To me, that's proving to be very interesting indeed. The comic keeps taking an unexpected movement, which I think is going to be very refreshing to the reader.

Nrama: Then to finish up, is there anything else you want to tell potential readers about The Silencer?

Abnett: It's something I'm very, very excited by, and DC certainly seems to be very excited by it. And I hope that that translates to the audience. I also think it's going to be a book worth picking up because it's John Romita Jr. and he's astonishing.

What I'd really like people to think about is the idea of giving something completely new a chance. In this day and age, everybody does – and DC itself does this, and you can't blame them, and every major company does this - we tend to play it safe by going to things we know will work. We know Batman works, so let's have more Batman. And that's great, and it's fantastic.

The tendency of readers is to also play it safe, and the market reflects that. But that's not always been the case. The 1960s had a shock of the new that made people get really excited about these characters. And now they're household names.

So I would encourage people to try these new books and these new characters.

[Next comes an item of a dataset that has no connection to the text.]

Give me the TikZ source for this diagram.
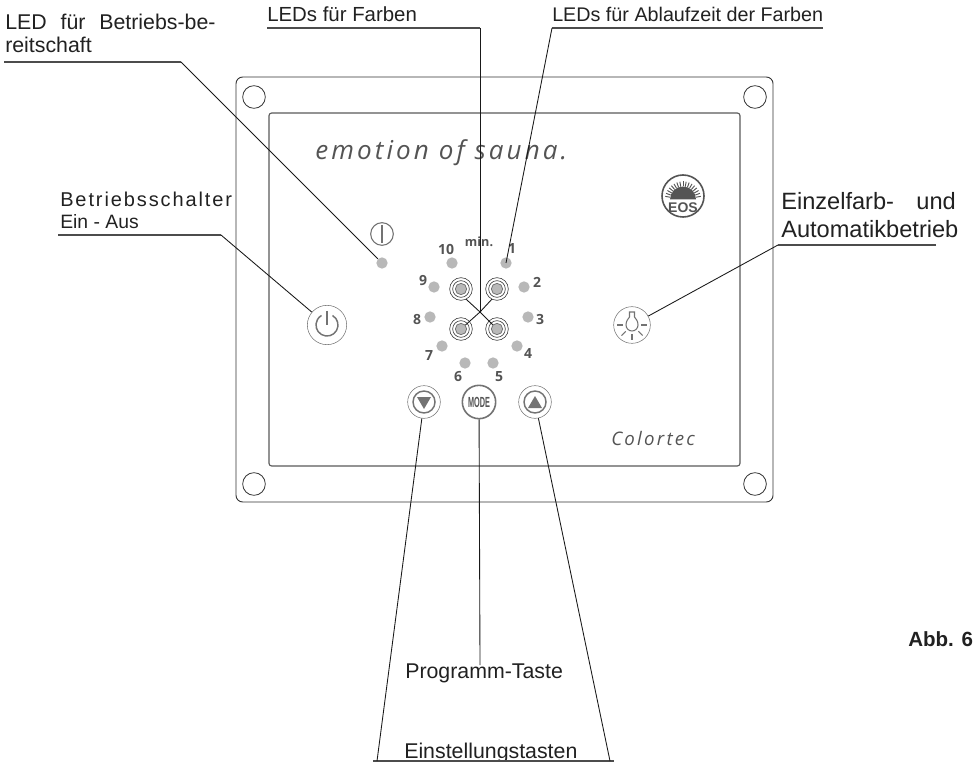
\documentclass[tikz,border=0pt]{standalone}
\usepackage{fontspec}
\setmainfont{Liberation Sans}
\newfontfamily\numfont{Open Sans}
\newfontfamily\handfont{Open Sans}[LetterSpace=12]
\newfontfamily\widefont{Liberation Sans}[LetterSpace=9.5]
\usetikzlibrary{calc}
\definecolor{panelline}{gray}{0.2}
\definecolor{innerline}{gray}{0.35}
\definecolor{ledgray}{gray}{0.72}
\definecolor{symgray}{gray}{0.45}
\definecolor{lbl}{gray}{0.13}
\definecolor{numcol}{gray}{0.33}
\tikzset{
  x=0.75pt,y=-0.75pt,
  led/.style={circle,fill=ledgray,inner sep=0pt,minimum size=8.5pt},
  txt/.style={anchor=base west,inner sep=0pt,text=lbl,font=\fontsize{16}{18}\selectfont},
  num/.style={inner sep=0pt,text=numcol,font=\numfont\bfseries\fontsize{10.5}{12}\selectfont},
  hole/.style={circle,draw=panelline,line width=0.6pt,inner sep=0pt,minimum size=17pt},
  ringout/.style={circle,draw=panelline,line width=0.45pt,inner sep=0pt,minimum size=17pt},
  ringmid/.style={circle,draw=panelline,line width=0.45pt,inner sep=0pt,minimum size=12.5pt},
  ringcore/.style={circle,draw=symgray,fill=ledgray,line width=0.6pt,inner sep=0pt,minimum size=8.5pt},
  btnout/.style={circle,draw=symgray,line width=0.4pt,inner sep=0pt,minimum size=24.5pt},
  btnin/.style={circle,draw=symgray,line width=1.1pt,inner sep=0pt,minimum size=16.5pt},
  conn/.style={draw=black!90,line width=0.65pt},
  under/.style={draw=black!70,line width=0.9pt},
}
\begin{document}
\begin{tikzpicture}
\useasboundingbox (0,0) rectangle (973,762);
% panel
\draw[panelline,line width=0.7pt,rounded corners=5pt] (236,77) rectangle (773,502);
\draw[innerline,line width=0.85pt,rounded corners=2pt] (269,113) rectangle (740,466);
\node[hole] (h1) at (254,97) {};
\node[hole] (h2) at (755,97) {};
\node[hole] (h3) at (254,484) {};
\node[hole] (h4) at (755,484) {};
% brand lettering
\node[anchor=base west,inner sep=0pt,text=numcol,font=\handfont\itshape\fontsize{19.5}{22}\selectfont] (brand) at (315,160) {emotion of sauna.};
\node[anchor=base west,inner sep=0pt,text=numcol,font=\handfont\itshape\fontsize{14}{18}\selectfont] (colortec) at (611,445) {Colortec};
% EOS logo
\fill[numcol] (670,199.5) arc[start angle=180,end angle=360,radius=13] -- cycle;
\foreach \a in {-170,-160,...,-10}{\draw[numcol,line width=0.7pt] ($(683,199.5)+(\a:13)$) -- ($(683,199.5)+(\a:18)$);}
\node[circle,draw=numcol,line width=1.2pt,inner sep=0pt,minimum size=31.5pt] (eos) at (683,196) {};
\node[inner sep=0pt,text=numcol,font=\bfseries\fontsize{10.5}{12}\selectfont] (eostext) at (683,207.5) {EOS};
% power LED and symbol
\node[circle,draw=symgray,line width=0.8pt,inner sep=0pt,minimum size=17pt] (pwrsym) at (382,234) {};
\draw[symgray,line width=0.8pt] (382,225) -- (382,243);
\node[led] (ledp) at (382,263) {};
% time LEDs
\node[led] (l1) at (506,263) {};
\node[led] (l2) at (524,287) {};
\node[led] (l3) at (528,317) {};
\node[led] (l4) at (517,346) {};
\node[led] (l5) at (493,363) {};
\node[led] (l6) at (465,363) {};
\node[led] (l7) at (442,346) {};
\node[led] (l8) at (430,317) {};
\node[led] (l9) at (434,287) {};
\node[led] (l10) at (452,263) {};
\node[num] (n1) at (512,249) {1};
\node[num] (n2) at (537,282) {2};
\node[num] (n3) at (540,320) {3};
\node[num] (n4) at (528,354) {4};
\node[num] (n5) at (499,377) {5};
\node[num] (n6) at (458,377) {6};
\node[num] (n7) at (429,356) {7};
\node[num] (n8) at (417,320) {8};
\node[num] (n9) at (423,281) {9};
\node[num] (n10) at (446,249) {10};
\node[num,font=\numfont\bfseries\fontsize{9.5}{10}\selectfont] (nmin) at (479,242) {min.};
% colour LEDs
\foreach \n/\p in {a/{461,289},b/{497,289},c/{461,329},d/{497,329}}{
  \node[ringout] (r\n) at (\p) {};
  \node[ringmid] at (\p) {};
  \node[ringcore] (k\n) at (\p) {};
}
% buttons
\node[btnout,minimum size=29.5pt] (bpwr) at (327,325) {};
\draw[symgray,line width=1.1pt] (332.5,315.5) arc[start angle=-60,end angle=240,radius=11];
\draw[symgray,line width=1.1pt] (327,311) -- (327,325);
\node[btnout,minimum size=27.5pt] (bbulb) at (632,325) {};
\draw[symgray,line width=0.8pt] (629.5,312) -- (634.5,312) -- (634.5,317)
  .. controls (636,319) and (638,321) .. (638,325) arc[start angle=0,end angle=180,radius=6]
  .. controls (626,321) and (628,319) .. (629.5,317) -- cycle;
\foreach \a in {0,45,90,135,180}{\draw[symgray,line width=0.8pt] ($(632,325)+(\a:9)$) -- ($(632,325)+(\a:15)$);}
\node[btnout] (bdown) at (424,402) {};
\node[btnin] at (424,402) {};
\fill[symgray] (417,397) -- (431,397) -- (424,409) -- cycle;
\node[btnout] (bup) at (535,402) {};
\node[btnin] at (535,402) {};
\fill[symgray] (528,408) -- (542,408) -- (535,396) -- cycle;
\node[circle,draw=symgray,line width=1.2pt,inner sep=0pt,minimum size=25pt] (bmode) at (479,402) {};
\node[inner sep=0pt,text=numcol,font=\bfseries\fontsize{11}{12}\selectfont] at (479,402) {\scalebox{0.5}[1]{MODE}};
% labels
\node[txt] (tled) at (5,30) {LED\hspace{0.65em}für\hspace{0.65em}Betriebs-be-};
\node[txt] (tled2) at (5,53) {reitschaft};
\node[txt,font=\fontsize{15.3}{18}\selectfont] (tfar) at (267,22) {LEDs für Farben};
\node[txt,font=\fontsize{14.8}{18}\selectfont] (tabl) at (552,22) {LEDs für Ablaufzeit der Farben};
\node[txt,font=\widefont\fontsize{15}{18}\selectfont] (tbs) at (60,207) {Betriebsschalter};
\node[txt,font=\fontsize{14.5}{18}\selectfont] (tein) at (60,229) {Ein - Aus};
\node[txt,font=\fontsize{17.7}{20}\selectfont] (tez) at (781,210) {Einzelfarb-\hspace{0.95em}und};
\node[txt,font=\fontsize{17.7}{20}\selectfont] (tau) at (781,238) {Automatikbetrieb};
\node[txt] (tprog) at (405,678) {Programm-Taste};
\node[txt] (tset) at (404,758) {Einstellungstasten};
\node[txt,font=\bfseries\fontsize{15.4}{18}\selectfont] (tabb) at (908,646) {Abb. 6};
% connector points
\coordinate (a1) at (4,62);   \coordinate (a2) at (181,62);
\coordinate (b1) at (58,235); \coordinate (b2) at (221,235);
\coordinate (c1) at (267,28); \coordinate (c2) at (480,28); \coordinate (c3) at (480,312);
\coordinate (d1) at (823,28); \coordinate (d2) at (552,28);
\coordinate (e1) at (936,245);\coordinate (e2) at (778,245);
\coordinate (f1) at (373,761);\coordinate (f2) at (614,761);
\coordinate (f3) at (377,761);\coordinate (f4) at (610,761);
\coordinate (g1) at (480,665);
% connectors
\draw[under] (a1) -- (a2);
\draw[conn] (a2) -- (ledp);
\draw[under] (b1) -- (b2);
\draw[conn] (b2) -- (bpwr);
\draw[under] (c1) -- (c2);
\draw[conn] (c2) -- (c3);
\draw[conn] (c3) -- (ra.-63);
\draw[conn] (c3) -- (rb.-117);
\draw[conn] (c3) -- (kc);
\draw[conn] (c3) -- (kd);
\draw[under] (d1) -- (d2);
\draw[conn] (d2) -- (l1.center);
\draw[under] (e1) -- (e2);
\draw[conn] (e2) -- (bbulb);
\draw[under] (f1) -- (f2);
\draw[conn] (f3) -- (bdown);
\draw[conn] (f4) -- (bup);
\draw[conn] (g1) -- (bmode);
\end{tikzpicture}
\end{document}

The whole idea was to excite people by saying, "Look at this new stuff!" And it can all fit seamlessly into the DC Universe so that one day we'll see Silencer standing next to Batman.

And what's fun with these books is you don't know what's going to happen. They have not got a pre-ordained back-history and continuity to keep up with. They're not toys that can't be played with too much. We can do anything with these characters because they're new, and that's where the fun comes from. You don't know what's going to happen next. I'm hoping everybody gives it a chance.